1934 yılında pek çok Avrupa ülkesinde kadınların seçme ve seçilme hakkı yokken, kadınlarımız bu hakkı kazanmıştır...
Cumhuriyet’in manşeti dün tüm çıplaklığıyla 2014’ün sonlarına doğru Türkiye’nin ne denli çağdaş bir ülke olduğunu gösteriyordu:
“Cumhurbaşkanı Erdoğan, kadın-erkek eşitliğini bir kez daha ayaklar altına aldı...”
Manşet haberin yanı başında Musa Kart’ın harika karikatürü...
Bir ilkçağ adamı geri planda bir kadını bıçaklıyor, bir başkası ise elinde çivili sopayla bir kadını yerde sürüklüyor, göç eden kuş sürüsünün önderinin uyarısı:
“Kafanız karışmasın arkadaşlar Türkiye üzerinden geçiyoruz... Yıl 2014...”
Gazetelerimiz Türkiye’de yaşananları değil İran’da yaşananları haber olarak görüyor, birkaçı dışında...
İran’da erkeklerin voleybol maçına giden İran kökenli İngiliz yurttaşı kızın tutuklanıp bir süre sonra serbest bırakılmasını birinci sayfalarından verirken, RTE’nin söylediklerini şöyle aktarıyorlar sayfalarına:
“Eşit değil, eşdeğer!”
Sevsinler!

***

Köleci toplumlarda kadın dışlanır, horlanır, aşağılanır...
Bir meşguliyet bulunmuştur kadına:
“Kadın evinde oturur!”
Kadın, kimi şeriatla yönetilen ülkelerde, köle toplumlarında yanında erkek çocuğu, kocası olmadan dışarı çıkamaz, otomobil süremez...
Özgürce düşünmek, dünyayı kavramak, bağımsız eleştirmek kadının işi değildir bizim ülkemizde...
Yıl 2014...
Erkek, zorla kadının beynine kelepçe takmak istiyor, babalar kız çocuklarını okula göndermek yerine 14 yaşında imam nikâhıyla evlendirmek istiyor, kimi İslam ülkelerinde 24 saatlik “muta nikâhı” aldatmacasıyla iş bitiriliyor...

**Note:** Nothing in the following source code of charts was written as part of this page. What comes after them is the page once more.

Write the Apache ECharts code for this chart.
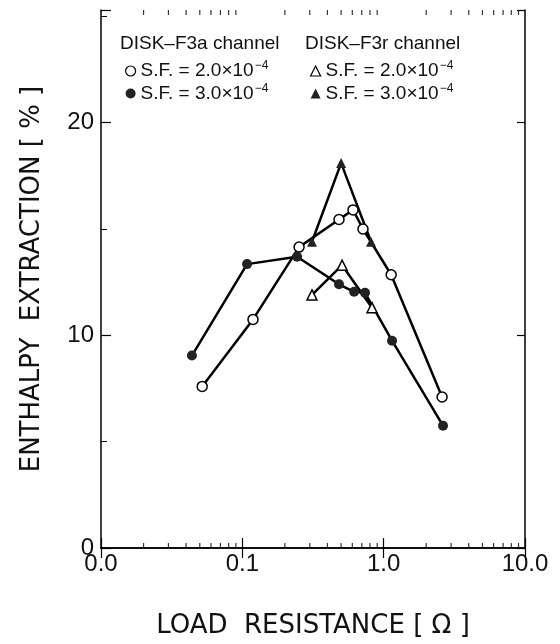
<!DOCTYPE html>
<html>
<head>
<meta charset="utf-8">
<script src="https://cdn.jsdelivr.net/npm/echarts@6/dist/echarts.min.js"></script>
<style>
  html, body { margin: 0; padding: 0; background: #fff; }
  #chart { width: 560px; height: 644px; }
</style>
</head>
<body>
<div id="chart"></div>
<script>
// DISK-F3a channel
var a20_x = [0.052, 0.119, 0.252, 0.483, 0.607, 0.714, 1.13, 2.59];
var a20_y = [7.6, 10.75, 14.15, 15.45, 15.9, 15.0, 12.85, 7.1];
var a30_x = [0.044, 0.108, 0.244, 0.483, 0.618, 0.738, 1.146, 2.63];
var a30_y = [9.05, 13.35, 13.7, 12.4, 12.05, 12.0, 9.75, 5.75];
// DISK-F3r channel
var r20_x = [0.311, 0.508, 0.827];
var r20_y = [11.9, 13.3, 11.3];
var r30_x = [0.311, 0.50, 0.814];
var r30_y = [14.4, 18.1, 14.4];

var xTickLabels = ['0.0', '0.1', '1.0', '10.0'];
var yMax = 25.3;
var minorX = [0.02, 0.03, 0.04, 0.05, 0.06, 0.07, 0.08, 0.09,
  0.2, 0.3, 0.4, 0.5, 0.6, 0.7, 0.8, 0.9,
  2, 3, 4, 5, 6, 7, 8, 9];

function pairs(xs, ys) {
  var out = [];
  for (var i = 0; i < xs.length; i++) out.push([xs[i], ys[i]]);
  return out;
}

var font = 'Liberation Sans, Arial, sans-serif';
var nameFont = 'DejaVu Sans, sans-serif';
var chart = echarts.init(document.getElementById('chart'));

function mkSeries(name, xs, ys, symbol, filled) {
  return {
    name: name,
    type: 'line',
    data: pairs(xs, ys),
    symbol: symbol,
    symbolSize: 10,
    showAllSymbol: true,
    lineStyle: { color: '#000', width: 2.5 },
    itemStyle: {
      color: filled ? '#222' : '#fff',
      borderColor: '#000',
      borderWidth: filled ? 0 : 1.5
    },
    z: 3,
    animation: false
  };
}

var lblA1 = 'S.F. = 2.0×10{sup|−4}';
var lblA2 = 'S.F. = 3.0×10{sup|−4} ';
var lblR1 = 'S.F. = 2.0×10{sup|−4}  ';
var lblR2 = 'S.F. = 3.0×10{sup|−4}   ';

var legendText = {
  fontFamily: font, fontSize: 19, color: '#111',
  rich: { sup: { fontFamily: font, fontSize: 12, color: '#111', verticalAlign: 'top', padding: [0, 0, 10, 1] } }
};

var option = {
  animation: false,
  backgroundColor: '#fff',
  grid: { left: 101, right: 35, top: 10, bottom: 92 },
  xAxis: [{
    type: 'log', logBase: 10, min: 0.01, max: 10,
    position: 'bottom',
    axisLine: { lineStyle: { color: '#000', width: 1.5 } },
    axisTick: { inside: true, length: 10, lineStyle: { color: '#000', width: 1.2 } },
    splitLine: { show: false },
    axisLabel: {
      fontFamily: font, fontSize: 24, color: '#111', margin: 4,
      formatter: function (v) { return xTickLabels[Math.round(Math.log10(v)) + 2]; }
    },
    name: 'LOAD  RESISTANCE [ Ω ]',
    nameLocation: 'middle',
    nameGap: 65,
    nameTextStyle: { fontFamily: nameFont, fontSize: 26, color: '#111' }
  }, {
    type: 'log', logBase: 10, min: 0.01, max: 10,
    position: 'top',
    axisLine: { lineStyle: { color: '#000', width: 1.5 } },
    axisTick: { inside: true, length: 10, lineStyle: { color: '#000', width: 1.2 } },
    axisLabel: { show: false },
    splitLine: { show: false }
  }],
  yAxis: [{
    type: 'value', min: 0, max: yMax, interval: 10,
    axisLine: { show: true, lineStyle: { color: '#000', width: 1.5 } },
    axisTick: { inside: true, length: 10, lineStyle: { color: '#000', width: 1.2 } },
    minorTick: { show: true, splitNumber: 2, length: 6, lineStyle: { color: '#000' } },
    splitLine: { show: false },
    axisLabel: {
      fontFamily: font, fontSize: 24, color: '#111', margin: 7,
      showMaxLabel: false
    },
    name: 'ENTHALPY  EXTRACTION [ % ]',
    nameLocation: 'middle',
    nameGap: 56,
    nameTextStyle: { fontFamily: nameFont, fontSize: 26, color: '#111' }
  }, {
    type: 'value', min: 0, max: yMax, interval: 10,
    position: 'right',
    axisLine: { show: true, lineStyle: { color: '#000', width: 1.5 } },
    axisTick: { inside: true, length: 8, lineStyle: { color: '#000', width: 1.2 } },
    axisLabel: { show: false },
    splitLine: { show: false }
  }],
  graphic: [
    { type: 'text', left: 120, top: 34, style: { text: 'DISK–F3a channel', font: '19px ' + font, fill: '#111' } },
    { type: 'text', left: 305, top: 34, style: { text: 'DISK–F3r channel', font: '19px ' + font, fill: '#111' } }
  ],
  legend: [{
    orient: 'vertical', left: 120, top: 55, itemGap: 2,
    itemWidth: 10, itemHeight: 10,
    textStyle: legendText,
    data: [
      { name: lblA1, icon: 'circle', itemStyle: { color: '#fff', borderColor: '#000', borderWidth: 1.2 } },
      { name: lblA2, icon: 'circle', itemStyle: { color: '#222', borderWidth: 0 } }
    ]
  }, {
    orient: 'vertical', left: 305, top: 55, itemGap: 2,
    itemWidth: 10, itemHeight: 10,
    textStyle: legendText,
    data: [
      { name: lblR1, icon: 'triangle', itemStyle: { color: '#fff', borderColor: '#000', borderWidth: 1.2 } },
      { name: lblR2, icon: 'triangle', itemStyle: { color: '#222', borderWidth: 0 } }
    ]
  }],
  series: [
    mkSeries(lblA1, a20_x, a20_y, 'circle', false),
    mkSeries(lblA2, a30_x, a30_y, 'circle', true),
    mkSeries(lblR1, r20_x, r20_y, 'triangle', false),
    mkSeries(lblR2, r30_x, r30_y, 'triangle', true),
    {
      type: 'scatter', silent: true, animation: false,
      data: minorX.map(function (x) { return [x, 0]; }),
      symbol: 'rect', symbolSize: [1.2, 5], symbolOffset: [0, -2.5],
      itemStyle: { color: '#000' }, z: 1
    },
    {
      type: 'scatter', silent: true, animation: false,
      data: minorX.map(function (x) { return [x, yMax]; }),
      symbol: 'rect', symbolSize: [1.2, 5], symbolOffset: [0, 2.5],
      itemStyle: { color: '#000' }, z: 1
    }
  ]
};

chart.setOption(option);
</script>
</body>
</html>
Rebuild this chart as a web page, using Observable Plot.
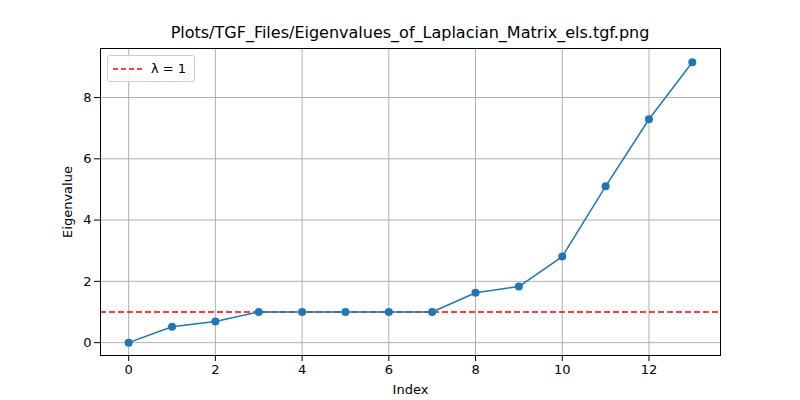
<!DOCTYPE html>
<html><head><meta charset="utf-8">
<script src="https://cdn.jsdelivr.net/npm/d3@7"></script>
<script src="https://cdn.jsdelivr.net/npm/@observablehq/plot@0.6"></script>
<style>
body{margin:0;font-family:"DejaVu Sans",sans-serif;background:#fff}
#wrap{position:relative;width:800px;height:400px}
#title{position:absolute;top:23px;left:0;width:820px;text-align:center;font-size:16px}
#legend{position:absolute;left:107px;top:55px;width:86px;height:25px;border:1px solid #ccc;border-radius:3px;background:rgba(255,255,255,.9);font-size:13px;display:flex;align-items:center}
</style></head><body>
<div id="wrap"><div id="chart"></div><div id="title">Plots/TGF_Files/Eigenvalues_of_Laplacian_Matrix_els.tgf.png</div>
<div id="legend"><svg width="30" height="10" style="margin-left:5px"><line x1="0" y1="5" x2="30" y2="5" stroke="red" stroke-width="1.5" stroke-dasharray="5,3"/></svg><span style="margin-left:8px;white-space:nowrap">λ = 1</span></div></div>
<script>
const index = [0,1,2,3,4,5,6,7,8,9,10,11,12,13]
const eigen = [0,0.52,0.69,1.0,1.0,1.0,1.0,1.0,1.63,1.83,2.81,5.10,7.29,9.15]
const data = index.map((i, k) => ({i, v: eigen[k]}))
const chart = Plot.plot({
  width: 800, height: 400,
  marginLeft: 100, marginRight: 80, marginTop: 48, marginBottom: 45,
  style: {fontSize: "13px", fontFamily: "DejaVu Sans, sans-serif", color: "#000"},
  x: {domain: [-0.65, 13.65], ticks: [0,2,4,6,8,10,12], label: "Index", labelAnchor: "center", labelArrow: "none", labelOffset: 38},
  y: {domain: [-0.42, 9.6], ticks: [0,2,4,6,8], label: "Eigenvalue", labelAnchor: "center", labelArrow: "none", labelOffset: 38},
  marks: [
    Plot.gridX([0,2,4,6,8,10,12], {stroke: "#b0b0b0", strokeOpacity: 1}),
    Plot.gridY([0,2,4,6,8], {stroke: "#b0b0b0", strokeOpacity: 1}),
    Plot.ruleY([1], {stroke: "red", strokeWidth: 1.5, strokeDasharray: "6,3"}),
    Plot.line(data, {x: "i", y: "v", stroke: "#1f77b4", strokeWidth: 1.5}),
    Plot.dot(data, {x: "i", y: "v", fill: "#1f77b4", r: 4}),
    Plot.frame({stroke: "#000"})
  ]
})
document.getElementById("chart").append(chart)
</script></body></html>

İnsan çoğu kez tarih kitaplarını kendisi dışında bir dünyanın öyküsü gibi okur; tarihin içinde yaşadığını aklının ucuna bile getirmez...

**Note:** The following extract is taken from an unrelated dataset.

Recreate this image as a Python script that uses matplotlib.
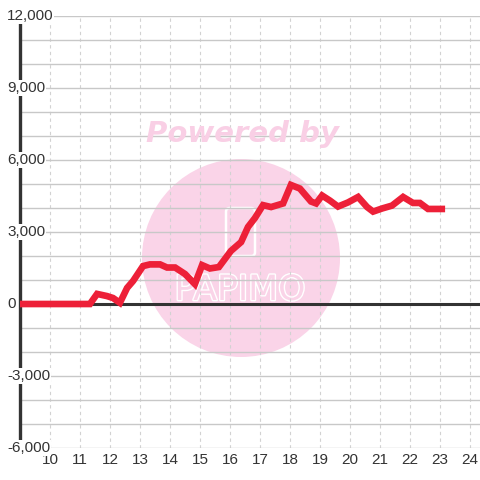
import matplotlib
matplotlib.use("Agg")
import matplotlib.pyplot as plt
from matplotlib.patches import Circle, FancyBboxPatch
import matplotlib.patheffects as pe

# series (hour of day, value)
hours = [9.0, 11.33, 11.57, 11.9, 12.1, 12.33, 12.57, 12.77, 13.1, 13.33, 13.67,
         13.9, 14.17, 14.5, 14.83, 15.07, 15.33, 15.63, 16.03, 16.37, 16.6, 16.83,
         17.1, 17.37, 17.77, 18.03, 18.33, 18.7, 18.87, 19.07, 19.33, 19.6, 19.93,
         20.27, 20.57, 20.77, 21.07, 21.4, 21.77, 22.1, 22.33, 22.6, 23.17]
values = [0, 0, 420, 330, 250, 50, 670, 960, 1580, 1650, 1650,
          1520, 1520, 1250, 830, 1620, 1480, 1540, 2210, 2580, 3210, 3580,
          4120, 4040, 4190, 4960, 4810, 4270, 4190, 4520, 4310, 4060, 4230,
          4460, 4040, 3850, 3980, 4100, 4460, 4210, 4210, 3960, 3960]

x_ticks = list(range(10, 25))
y_ticks = [-6000, -3000, 0, 3000, 6000, 9000, 12000]
y_labels = ["-6,000", "-3,000", "0", "3,000", "6,000", "9,000", "12,000"]
y_grid = list(range(-6000, 12001, 1000))

txt_color = "#333333"
red = "#ED2038"
pink = "#FAD4E8"

fig = plt.figure(figsize=(4.8, 4.8), dpi=100)
ax = fig.add_axes([20 / 480, 32 / 480, 460 / 480, 432 / 480])
ax.set_xlim(9, 9 + 460 / 30)
ax.set_ylim(-6000, 12000)

# watermark
ax.add_patch(Circle((241 / 480, 1 - 258 / 480), 99 / 480, transform=fig.transFigure,
                    facecolor=pink, edgecolor="none", zorder=0.1, clip_on=False))
ax.add_patch(FancyBboxPatch((226 / 480, 1 - 256 / 480), 29 / 480, 48 / 480,
                            boxstyle="round,pad=0,rounding_size=0.008",
                            transform=fig.transFigure, facecolor="none",
                            edgecolor="white", lw=1.8, zorder=0.2, clip_on=False))
fig.text(242 / 480, 1 - 134 / 480, "Powered by", color="#F9CFE5", fontsize=21,
         fontweight="bold", fontstyle="italic", family="DejaVu Sans",
         ha="center", va="center", zorder=0.2)
ax.text(240 / 480, 1 - 290 / 480, "PAPIMO", transform=fig.transFigure, color=pink,
        fontsize=25, family="DejaVu Sans", ha="center", va="center", zorder=0.3,
        path_effects=[pe.withStroke(linewidth=2, foreground="white")])

# grid
ax.set_axisbelow(True)
ax.set_yticks(y_grid)
ax.set_yticklabels([])
ax.set_xticks(x_ticks)
ax.tick_params(length=0, labelsize=11, labelcolor=txt_color, pad=3.4)
ax.grid(axis="y", color="#C8C8C8", lw=1.0, ls="-")
ax.grid(axis="x", color="#D2D2D2", lw=0.8, ls=(0, (3, 3)))
for lbl in ax.get_xticklabels():
    lbl.set_family("Liberation Sans")

for s in ["top", "right", "bottom"]:
    ax.spines[s].set_visible(False)
ax.spines["left"].set_color(txt_color)
ax.spines["left"].set_linewidth(2.4)

ax.axhline(0, color=txt_color, lw=2.2, zorder=2.5)
ax.plot(hours, values, color=red, lw=4.8, solid_capstyle="butt",
        solid_joinstyle="miter", zorder=3)

# y labels sit over the left spine with a white box
ytr = ax.get_yaxis_transform()
for v, lab in zip(y_ticks, y_labels):
    ax.text(-13 / 460, v, lab, transform=ytr, ha="left", va="center",
            fontsize=11, color=txt_color, family="Liberation Sans", zorder=6,
            clip_on=False,
            bbox=dict(facecolor="white", edgecolor="none", pad=0.5))

fig.savefig("out.png", dpi=100, facecolor="white")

Tarihin sayfalarını karıştırmayacaktım ama dayanamadım...
Kadına baskı, kadına şiddet, adına töre denilen o vahşet...
Cumhurbaşkanı Erdoğan’a sormak gerekir:
“Siz bu konuda ne düşünüyorsunuz?”
Her şey işin fıtratında varsa, “senin fıtratına” derim ben...
Kadın ve Adalet Zirvesi...
Yıl 2014...
Türkiye nereden nereye geldi...
Ey bu ülkenin kadınları! Niçin suskunsunuz bu kadar, neden demokratik haklarınızı kullanıp alanları doldurmuyorsunuz, tepki vermiyorsunuz?